Cultural clashes were in display in other ways too: turns out that dating German girls is very different from dating back in Syria. What back home would be considered a watchful protective eye over a romantic interest was considered by German girls controlling behavior. Sascha and Majd had long conversations about how to treat women, including consent and respect of privacy. Listening to their story, I do wonder how so many young boys arriving in a completely different culture navigate this particularly tricky social ritual.
The most passionate conversations were about one of the driest subject most of us rarely think about: taxes. Yes, take a breath, taxes were a topic of long conversations that went to the heart of cultural differences. Germans, in general, take pride in the German social welfare state: respect for the law and paying taxes for the common good are generally valued by Germans. Majd instead expressed sincere puzzlement. Not only did he describe a culture back home, in which tax avoidance were common occurrence, but he described how so many second and third generation businessmen of either Arab or Turkish heritage were helping incoming refugees to find a job off-the-record. Local restaurants and markets hired refugees either completely in the black market, or officially part-time, unofficially full time. From Majd’s perspective, this was a win-win situation: local business owners were helping their people in a desperate situation, while gaining cheap labor and avoiding taxes. Refugees found a job within a familiar community, as they learned to navigate the German system and learned the language. But it’s illegal, Sascha interjected with restrained desperation. So, began a long discussion, which Sascha and Majd clearly have had many times before: Sascha emphasized the illegality of the matter, the criminal consequences and the irresponsibility of a community, which benefits off the German tax payers. Majd listened with a twinkle in his eye. In sincere deference to his host dad, he promised to never engage in such tax fraud, but couldn't restrain himself from expressing disbelief that the German government would really crack down on small businesses. He was confident that businessmen would outsmart the government.
As I sat back, and witnessed a respectful exchange, which included a lot of jokes and laughter, I reflected on the cultural differences at display: the German, law abiding one, priding itself in a shared dedication to the common good and the Syrian one, in which communities find creative ways outside of a state to help each other.

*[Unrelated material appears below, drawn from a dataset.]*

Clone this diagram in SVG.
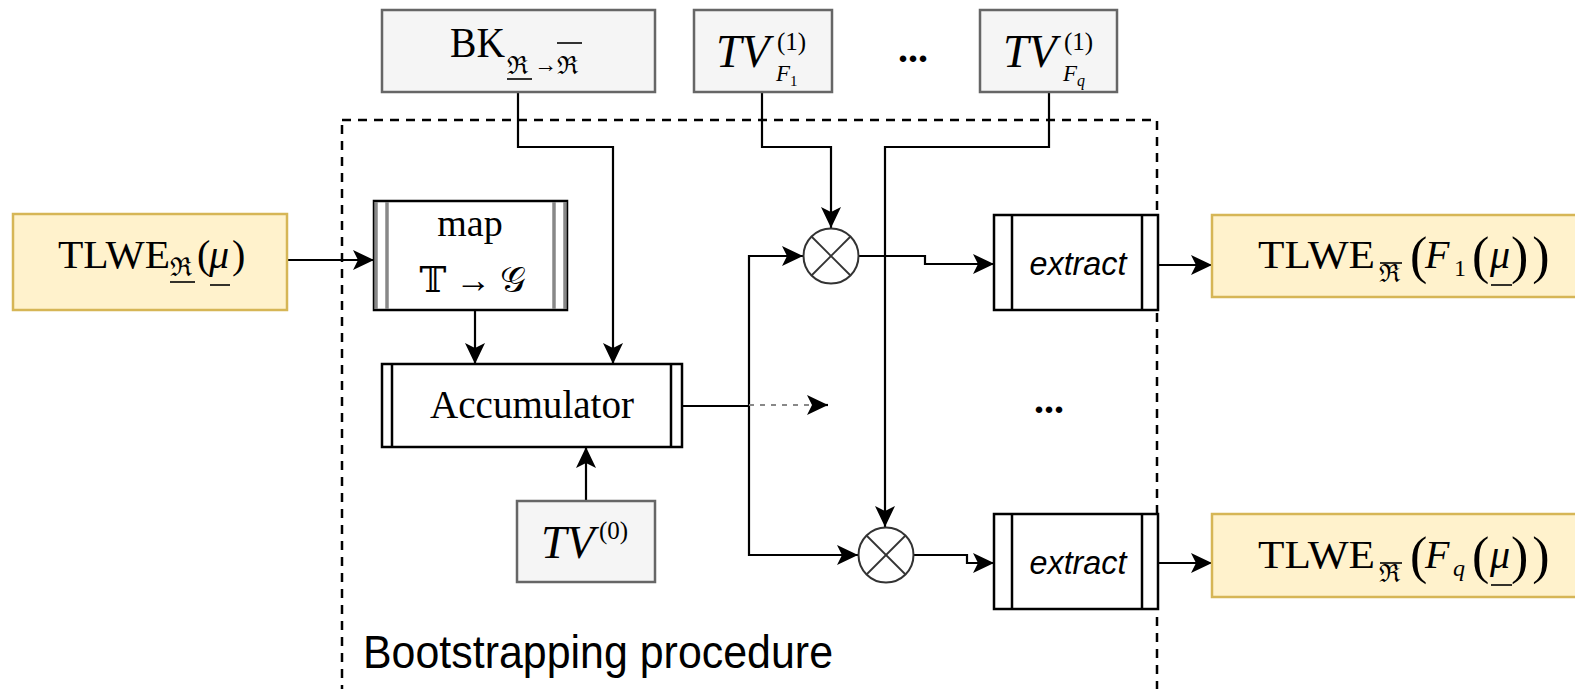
<svg xmlns="http://www.w3.org/2000/svg" width="1575" height="689" viewBox="0 0 1575 689">
<style>
.gbox{fill:#f5f5f5;stroke:#666666;stroke-width:2.5}
.ybox{fill:#fff2cc;stroke:#d6b656;stroke-width:2.5}
.proc{fill:#ffffff;stroke:#000000;stroke-width:2.5}
.pl{stroke:#000000;stroke-width:2.5}
.gl{stroke:#888888;stroke-width:3.5}
.m{font-family:"Liberation Serif","DejaVu Serif",serif;fill:#000}
.s{font-family:"Liberation Sans",Arial,sans-serif;fill:#000}
.i{font-style:italic}
.c{fill:none;stroke:#000;stroke-width:2.2;marker-end:url(#arr)}
.d{fill:none;stroke:#000;stroke-width:2.2}
.dec{stroke:#000;stroke-width:1.6}
</style>
<defs>
<marker id="arr" markerUnits="userSpaceOnUse" markerWidth="24" markerHeight="22" refX="21" refY="10" orient="auto" viewBox="0 0 24 22">
<path d="M0,0 L21,10 L0,20 L5,10 Z" fill="#000"/>
</marker>
</defs>
<rect width="1575" height="689" fill="#ffffff"/>

<g id="bootstrap-frame">
<rect x="342" y="120" width="815" height="600" fill="none" stroke="#000" stroke-width="2.5" stroke-dasharray="9,7"/>
<text class="s" x="363" y="668" font-size="46" textLength="470" lengthAdjust="spacingAndGlyphs">Bootstrapping procedure</text>
</g>

<g id="connectors">
<path class="c" d="M287,260 L374,260"/>
<path class="c" d="M475,310 L475,364"/>
<path class="c" d="M518,92 L518,147 L613,147 L613,364"/>
<path class="c" d="M586,501 L586,447"/>
<path class="d" d="M682,406 L749,406"/>
<path class="c" d="M749,406 L749,256 L803,256"/>
<path class="c" d="M749,406 L749,555 L858,555"/>
<path fill="none" stroke="#888" stroke-width="2" stroke-dasharray="5,6" d="M749,405 L812,405"/>
<path class="c" d="M812,405 L828,405"/>
<path class="c" d="M762,92 L762,147 L831,147 L831,228"/>
<path class="c" d="M1049,92 L1049,147 L885,147 L885,527"/>
<path class="c" d="M859,256 L925,256 L925,264 L994,264"/>
<path class="c" d="M914,555 L967,555 L967,563 L994,563"/>
<path class="c" d="M1158,265 L1212,265"/>
<path class="c" d="M1158,563 L1212,563"/>
</g>

<g id="bk">
<rect class="gbox" x="382" y="10" width="273" height="82"/>
<text class="m" x="450" y="57" font-size="42" textLength="55" lengthAdjust="spacingAndGlyphs">BK</text>
<text class="m" x="507" y="74" font-size="25">ℜ</text>
<line class="dec" x1="507" y1="79" x2="532" y2="79"/>
<text class="m" x="534" y="72" font-size="23">→</text>
<text class="m" x="557" y="74" font-size="25">ℜ</text>
<line class="dec" x1="557" y1="43" x2="582" y2="43"/>
</g>

<g id="tvf1">
<rect class="gbox" x="694" y="10" width="138" height="82"/>
<text class="m i" x="716" y="67" font-size="46">TV</text>
<text class="m" x="777" y="50" font-size="25">(1)</text>
<text class="m i" x="776" y="81" font-size="23">F</text>
<text class="m" x="790" y="86" font-size="15">1</text>
</g>

<g id="ellipsis-top">
<text class="m" x="898" y="62" font-size="40" font-weight="bold">...</text>
</g>

<g id="tvfq">
<rect class="gbox" x="980" y="10" width="137" height="82"/>
<text class="m i" x="1003" y="67" font-size="46">TV</text>
<text class="m" x="1064" y="50" font-size="25">(1)</text>
<text class="m i" x="1063" y="81" font-size="23">F</text>
<text class="m i" x="1077" y="86" font-size="16">q</text>
</g>

<g id="input">
<rect class="ybox" x="13" y="214" width="274" height="96"/>
<text class="m" x="58" y="268" font-size="40" textLength="112" lengthAdjust="spacingAndGlyphs">TLWE</text>
<text class="m" x="170" y="276" font-size="26">ℜ</text>
<line class="dec" x1="170" y1="282" x2="195" y2="282"/>
<text class="m" x="197" y="268" font-size="40">(</text>
<text class="m i" x="209" y="268" font-size="40">μ</text>
<line class="dec" x1="210" y1="285" x2="230" y2="285"/>
<text class="m" x="232" y="268" font-size="40">)</text>
</g>

<g id="map">
<rect class="proc" x="374" y="201" width="193" height="109"/>
<line class="gl" x1="376" y1="202" x2="376" y2="309"/>
<line class="gl" x1="387" y1="202" x2="387" y2="309"/>
<line class="gl" x1="554" y1="202" x2="554" y2="309"/>
<line class="gl" x1="565" y1="202" x2="565" y2="309"/>
<text class="m" x="470" y="236" font-size="38" text-anchor="middle">map</text>
<text class="m" x="473" y="292" font-size="36" text-anchor="middle">𝕋 → 𝒢</text>
</g>

<g id="accumulator">
<rect class="proc" x="382" y="364" width="300" height="83"/>
<line class="pl" x1="392" y1="364" x2="392" y2="447"/>
<line class="pl" x1="671" y1="364" x2="671" y2="447"/>
<text class="m" x="532" y="418" font-size="40" text-anchor="middle" textLength="204" lengthAdjust="spacingAndGlyphs">Accumulator</text>
</g>

<g id="tv0">
<rect class="gbox" x="517" y="501" width="138" height="81"/>
<text class="m i" x="541" y="558" font-size="46">TV</text>
<text class="m" x="599" y="539" font-size="25">(0)</text>
</g>

<g id="mult1">
<circle cx="831" cy="256" r="27.5" fill="#fff" stroke="#333" stroke-width="2"/>
<line x1="811.5" y1="236.5" x2="850.5" y2="275.5" stroke="#333" stroke-width="1.8"/>
<line x1="850.5" y1="236.5" x2="811.5" y2="275.5" stroke="#333" stroke-width="1.8"/>
</g>

<g id="mult2">
<circle cx="886" cy="555" r="27.5" fill="#fff" stroke="#333" stroke-width="2"/>
<line x1="866.5" y1="535.5" x2="905.5" y2="574.5" stroke="#333" stroke-width="1.8"/>
<line x1="905.5" y1="535.5" x2="866.5" y2="574.5" stroke="#333" stroke-width="1.8"/>
</g>

<g id="extract1">
<rect class="proc" x="994" y="215" width="164" height="95"/>
<line class="pl" x1="1012" y1="215" x2="1012" y2="310"/>
<line class="pl" x1="1142" y1="215" x2="1142" y2="310"/>
<text class="s i" x="1078" y="275" font-size="34" text-anchor="middle" textLength="97" lengthAdjust="spacingAndGlyphs">extract</text>
</g>

<g id="ellipsis-mid">
<text class="m" x="1034" y="413" font-size="40" font-weight="bold">...</text>
</g>

<g id="extract2">
<rect class="proc" x="994" y="514" width="164" height="95"/>
<line class="pl" x1="1012" y1="514" x2="1012" y2="609"/>
<line class="pl" x1="1142" y1="514" x2="1142" y2="609"/>
<text class="s i" x="1078" y="574" font-size="34" text-anchor="middle" textLength="97" lengthAdjust="spacingAndGlyphs">extract</text>
</g>

<g id="output1">
<rect class="ybox" x="1212" y="215" width="380" height="82"/>
<text class="m" x="1258" y="268" font-size="41" textLength="117" lengthAdjust="spacingAndGlyphs">TLWE</text>
<text class="m" x="1379" y="282" font-size="25">ℜ</text>
<line class="dec" x1="1380" y1="263" x2="1402" y2="263"/>
<text class="m" x="1410" y="273" font-size="52">(</text>
<text class="m i" x="1425" y="268" font-size="40">F</text>
<text class="m" x="1454" y="276" font-size="24">1</text>
<text class="m" x="1472" y="273" font-size="52">(</text>
<text class="m i" x="1490" y="268" font-size="40">μ</text>
<line class="dec" x1="1491" y1="285" x2="1512" y2="285"/>
<text class="m" x="1511" y="273" font-size="52" letter-spacing="4">))</text>
</g>

<g id="outputq">
<rect class="ybox" x="1212" y="514" width="380" height="83"/>
<text class="m" x="1258" y="568" font-size="41" textLength="117" lengthAdjust="spacingAndGlyphs">TLWE</text>
<text class="m" x="1379" y="582" font-size="25">ℜ</text>
<line class="dec" x1="1380" y1="563" x2="1402" y2="563"/>
<text class="m" x="1410" y="573" font-size="52">(</text>
<text class="m i" x="1425" y="568" font-size="40">F</text>
<text class="m i" x="1453" y="576" font-size="24">q</text>
<text class="m" x="1472" y="573" font-size="52">(</text>
<text class="m i" x="1490" y="568" font-size="40">μ</text>
<line class="dec" x1="1491" y1="585" x2="1512" y2="585"/>
<text class="m" x="1511" y="573" font-size="52" letter-spacing="4">))</text>
</g>
</svg>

What shone threw is the deep care and respect both Majd and Sascha had for each other, and how having a host father helped Majd (who despite his 18 years, still seemed so young, after all) navigate a new country with its taboos and pitfalls.
Majd is lucky: only a minority of the 67,000 unaccompanied child refugees in Germany are placed within families. The majority move from hostel to hostel, and upon adulthood, abruptly must find their way on their own in Germany. I do wonder, how they navigate the many cultural cleavages.